# Request
Produce an exact transcription of the listing below, omitting the pictures.

#####

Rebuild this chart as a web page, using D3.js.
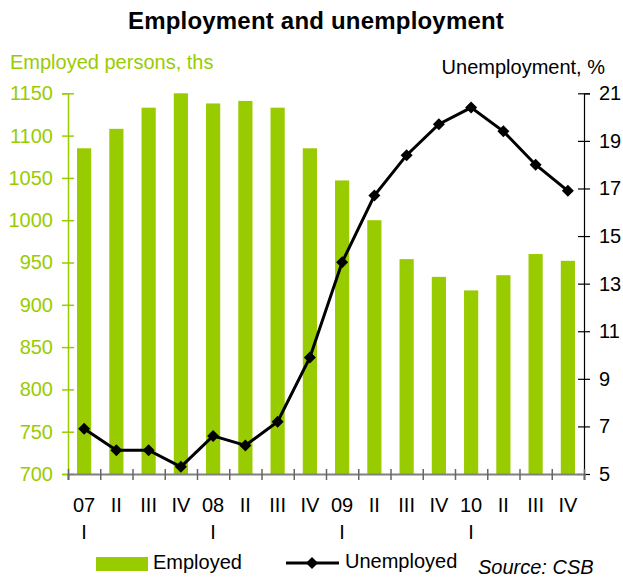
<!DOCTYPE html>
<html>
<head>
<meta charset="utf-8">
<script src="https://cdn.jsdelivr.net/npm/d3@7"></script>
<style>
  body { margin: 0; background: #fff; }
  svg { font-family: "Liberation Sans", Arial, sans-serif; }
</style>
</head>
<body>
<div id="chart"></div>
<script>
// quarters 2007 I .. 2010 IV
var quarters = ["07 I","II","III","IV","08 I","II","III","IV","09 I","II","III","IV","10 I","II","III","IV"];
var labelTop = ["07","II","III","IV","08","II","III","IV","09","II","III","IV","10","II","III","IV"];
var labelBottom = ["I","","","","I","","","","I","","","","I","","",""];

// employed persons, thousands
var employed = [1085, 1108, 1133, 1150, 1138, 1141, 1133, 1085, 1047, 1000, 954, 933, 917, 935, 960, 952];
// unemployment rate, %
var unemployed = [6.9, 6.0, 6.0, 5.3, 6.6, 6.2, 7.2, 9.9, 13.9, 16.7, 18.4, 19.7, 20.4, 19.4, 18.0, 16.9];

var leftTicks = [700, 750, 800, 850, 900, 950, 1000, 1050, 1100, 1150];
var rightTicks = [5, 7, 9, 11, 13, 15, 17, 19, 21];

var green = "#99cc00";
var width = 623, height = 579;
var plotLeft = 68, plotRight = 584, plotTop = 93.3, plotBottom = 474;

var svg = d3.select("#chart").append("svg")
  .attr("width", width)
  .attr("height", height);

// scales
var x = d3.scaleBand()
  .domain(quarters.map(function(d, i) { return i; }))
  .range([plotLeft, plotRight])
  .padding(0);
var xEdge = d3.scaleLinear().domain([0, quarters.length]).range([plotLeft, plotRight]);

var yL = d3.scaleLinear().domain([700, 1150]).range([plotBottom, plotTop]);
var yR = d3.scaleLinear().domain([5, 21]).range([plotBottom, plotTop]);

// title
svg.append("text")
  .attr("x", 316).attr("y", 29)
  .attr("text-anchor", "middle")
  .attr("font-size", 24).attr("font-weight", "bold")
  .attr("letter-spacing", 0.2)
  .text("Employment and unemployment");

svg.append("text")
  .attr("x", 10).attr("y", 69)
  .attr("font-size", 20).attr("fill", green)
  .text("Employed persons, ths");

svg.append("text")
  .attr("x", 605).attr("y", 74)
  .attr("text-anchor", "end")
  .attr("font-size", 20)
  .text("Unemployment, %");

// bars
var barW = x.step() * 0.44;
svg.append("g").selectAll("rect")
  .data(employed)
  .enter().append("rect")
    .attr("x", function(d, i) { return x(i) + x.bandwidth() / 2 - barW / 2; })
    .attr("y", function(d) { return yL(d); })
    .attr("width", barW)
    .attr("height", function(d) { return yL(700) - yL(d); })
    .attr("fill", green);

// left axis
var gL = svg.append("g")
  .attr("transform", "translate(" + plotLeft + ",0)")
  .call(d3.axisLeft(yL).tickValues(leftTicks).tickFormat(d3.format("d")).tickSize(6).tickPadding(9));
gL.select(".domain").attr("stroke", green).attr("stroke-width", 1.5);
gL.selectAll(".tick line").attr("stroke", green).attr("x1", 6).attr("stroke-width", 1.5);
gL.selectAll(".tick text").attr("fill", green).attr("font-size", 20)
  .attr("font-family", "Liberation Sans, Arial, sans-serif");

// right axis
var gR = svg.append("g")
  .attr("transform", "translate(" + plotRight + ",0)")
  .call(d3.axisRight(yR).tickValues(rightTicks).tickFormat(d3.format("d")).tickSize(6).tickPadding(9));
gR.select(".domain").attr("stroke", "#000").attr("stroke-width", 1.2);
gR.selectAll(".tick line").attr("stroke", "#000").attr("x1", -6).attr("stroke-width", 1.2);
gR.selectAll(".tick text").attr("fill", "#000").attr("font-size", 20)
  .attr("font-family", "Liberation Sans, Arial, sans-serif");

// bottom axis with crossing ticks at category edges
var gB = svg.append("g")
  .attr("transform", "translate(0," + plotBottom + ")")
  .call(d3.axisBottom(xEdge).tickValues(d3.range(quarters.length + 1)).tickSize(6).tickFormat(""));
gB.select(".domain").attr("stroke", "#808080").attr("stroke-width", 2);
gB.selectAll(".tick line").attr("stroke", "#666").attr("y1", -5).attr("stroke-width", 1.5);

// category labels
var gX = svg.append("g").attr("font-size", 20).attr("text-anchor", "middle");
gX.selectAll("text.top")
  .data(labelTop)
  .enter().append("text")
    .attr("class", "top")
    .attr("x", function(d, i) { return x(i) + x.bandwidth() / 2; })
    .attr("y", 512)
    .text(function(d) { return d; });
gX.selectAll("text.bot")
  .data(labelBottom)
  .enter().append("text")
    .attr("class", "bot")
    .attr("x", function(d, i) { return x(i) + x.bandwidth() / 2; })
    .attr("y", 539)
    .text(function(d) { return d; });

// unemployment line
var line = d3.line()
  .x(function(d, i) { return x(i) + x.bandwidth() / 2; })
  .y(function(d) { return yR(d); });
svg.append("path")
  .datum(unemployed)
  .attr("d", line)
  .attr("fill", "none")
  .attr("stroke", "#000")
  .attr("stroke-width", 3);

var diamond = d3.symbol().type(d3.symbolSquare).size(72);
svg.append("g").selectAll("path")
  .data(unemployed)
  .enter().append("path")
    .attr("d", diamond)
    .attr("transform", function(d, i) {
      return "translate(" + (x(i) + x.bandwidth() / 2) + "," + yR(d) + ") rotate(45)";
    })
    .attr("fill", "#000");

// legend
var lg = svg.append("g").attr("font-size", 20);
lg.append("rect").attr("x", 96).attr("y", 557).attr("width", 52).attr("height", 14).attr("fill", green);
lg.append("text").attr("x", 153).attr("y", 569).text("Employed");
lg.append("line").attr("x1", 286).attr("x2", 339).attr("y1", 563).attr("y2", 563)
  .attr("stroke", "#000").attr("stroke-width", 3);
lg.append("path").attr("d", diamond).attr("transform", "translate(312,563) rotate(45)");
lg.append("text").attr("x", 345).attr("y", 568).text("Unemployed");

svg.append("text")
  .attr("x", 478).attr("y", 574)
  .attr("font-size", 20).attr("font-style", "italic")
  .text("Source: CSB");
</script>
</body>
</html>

#####

# Answer below
Rebuild this chart as a web page, using D3.js.
<!DOCTYPE html>
<html>
<head>
<meta charset="utf-8">
<script src="https://cdn.jsdelivr.net/npm/d3@7"></script>
<style>
  body { margin: 0; background: #fff; }
  svg { font-family: "Liberation Sans", Arial, sans-serif; }
</style>
</head>
<body>
<div id="chart"></div>
<script>
// quarters 2007 I .. 2010 IV
var quarters = ["07 I","II","III","IV","08 I","II","III","IV","09 I","II","III","IV","10 I","II","III","IV"];
var labelTop = ["07","II","III","IV","08","II","III","IV","09","II","III","IV","10","II","III","IV"];
var labelBottom = ["I","","","","I","","","","I","","","","I","","",""];

// employed persons, thousands
var employed = [1085, 1108, 1133, 1150, 1138, 1141, 1133, 1085, 1047, 1000, 954, 933, 917, 935, 960, 952];
// unemployment rate, %
var unemployed = [6.9, 6.0, 6.0, 5.3, 6.6, 6.2, 7.2, 9.9, 13.9, 16.7, 18.4, 19.7, 20.4, 19.4, 18.0, 16.9];

var leftTicks = [700, 750, 800, 850, 900, 950, 1000, 1050, 1100, 1150];
var rightTicks = [5, 7, 9, 11, 13, 15, 17, 19, 21];

var green = "#99cc00";
var width = 623, height = 579;
var plotLeft = 68, plotRight = 584, plotTop = 93.3, plotBottom = 474;

var svg = d3.select("#chart").append("svg")
  .attr("width", width)
  .attr("height", height);

// scales
var x = d3.scaleBand()
  .domain(quarters.map(function(d, i) { return i; }))
  .range([plotLeft, plotRight])
  .padding(0);
var xEdge = d3.scaleLinear().domain([0, quarters.length]).range([plotLeft, plotRight]);

var yL = d3.scaleLinear().domain([700, 1150]).range([plotBottom, plotTop]);
var yR = d3.scaleLinear().domain([5, 21]).range([plotBottom, plotTop]);

// title
svg.append("text")
  .attr("x", 316).attr("y", 29)
  .attr("text-anchor", "middle")
  .attr("font-size", 24).attr("font-weight", "bold")
  .attr("letter-spacing", 0.2)
  .text("Employment and unemployment");

svg.append("text")
  .attr("x", 10).attr("y", 69)
  .attr("font-size", 20).attr("fill", green)
  .text("Employed persons, ths");

svg.append("text")
  .attr("x", 605).attr("y", 74)
  .attr("text-anchor", "end")
  .attr("font-size", 20)
  .text("Unemployment, %");

// bars
var barW = x.step() * 0.44;
svg.append("g").selectAll("rect")
  .data(employed)
  .enter().append("rect")
    .attr("x", function(d, i) { return x(i) + x.bandwidth() / 2 - barW / 2; })
    .attr("y", function(d) { return yL(d); })
    .attr("width", barW)
    .attr("height", function(d) { return yL(700) - yL(d); })
    .attr("fill", green);

// left axis
var gL = svg.append("g")
  .attr("transform", "translate(" + plotLeft + ",0)")
  .call(d3.axisLeft(yL).tickValues(leftTicks).tickFormat(d3.format("d")).tickSize(6).tickPadding(9));
gL.select(".domain").attr("stroke", green).attr("stroke-width", 1.5);
gL.selectAll(".tick line").attr("stroke", green).attr("x1", 6).attr("stroke-width", 1.5);
gL.selectAll(".tick text").attr("fill", green).attr("font-size", 20)
  .attr("font-family", "Liberation Sans, Arial, sans-serif");

// right axis
var gR = svg.append("g")
  .attr("transform", "translate(" + plotRight + ",0)")
  .call(d3.axisRight(yR).tickValues(rightTicks).tickFormat(d3.format("d")).tickSize(6).tickPadding(9));
gR.select(".domain").attr("stroke", "#000").attr("stroke-width", 1.2);
gR.selectAll(".tick line").attr("stroke", "#000").attr("x1", -6).attr("stroke-width", 1.2);
gR.selectAll(".tick text").attr("fill", "#000").attr("font-size", 20)
  .attr("font-family", "Liberation Sans, Arial, sans-serif");

// bottom axis with crossing ticks at category edges
var gB = svg.append("g")
  .attr("transform", "translate(0," + plotBottom + ")")
  .call(d3.axisBottom(xEdge).tickValues(d3.range(quarters.length + 1)).tickSize(6).tickFormat(""));
gB.select(".domain").attr("stroke", "#808080").attr("stroke-width", 2);
gB.selectAll(".tick line").attr("stroke", "#666").attr("y1", -5).attr("stroke-width", 1.5);

// category labels
var gX = svg.append("g").attr("font-size", 20).attr("text-anchor", "middle");
gX.selectAll("text.top")
  .data(labelTop)
  .enter().append("text")
    .attr("class", "top")
    .attr("x", function(d, i) { return x(i) + x.bandwidth() / 2; })
    .attr("y", 512)
    .text(function(d) { return d; });
gX.selectAll("text.bot")
  .data(labelBottom)
  .enter().append("text")
    .attr("class", "bot")
    .attr("x", function(d, i) { return x(i) + x.bandwidth() / 2; })
    .attr("y", 539)
    .text(function(d) { return d; });

// unemployment line
var line = d3.line()
  .x(function(d, i) { return x(i) + x.bandwidth() / 2; })
  .y(function(d) { return yR(d); });
svg.append("path")
  .datum(unemployed)
  .attr("d", line)
  .attr("fill", "none")
  .attr("stroke", "#000")
  .attr("stroke-width", 3);

var diamond = d3.symbol().type(d3.symbolSquare).size(72);
svg.append("g").selectAll("path")
  .data(unemployed)
  .enter().append("path")
    .attr("d", diamond)
    .attr("transform", function(d, i) {
      return "translate(" + (x(i) + x.bandwidth() / 2) + "," + yR(d) + ") rotate(45)";
    })
    .attr("fill", "#000");

// legend
var lg = svg.append("g").attr("font-size", 20);
lg.append("rect").attr("x", 96).attr("y", 557).attr("width", 52).attr("height", 14).attr("fill", green);
lg.append("text").attr("x", 153).attr("y", 569).text("Employed");
lg.append("line").attr("x1", 286).attr("x2", 339).attr("y1", 563).attr("y2", 563)
  .attr("stroke", "#000").attr("stroke-width", 3);
lg.append("path").attr("d", diamond).attr("transform", "translate(312,563) rotate(45)");
lg.append("text").attr("x", 345).attr("y", 568).text("Unemployed");

svg.append("text")
  .attr("x", 478).attr("y", 574)
  .attr("font-size", 20).attr("font-style", "italic")
  .text("Source: CSB");
</script>
</body>
</html>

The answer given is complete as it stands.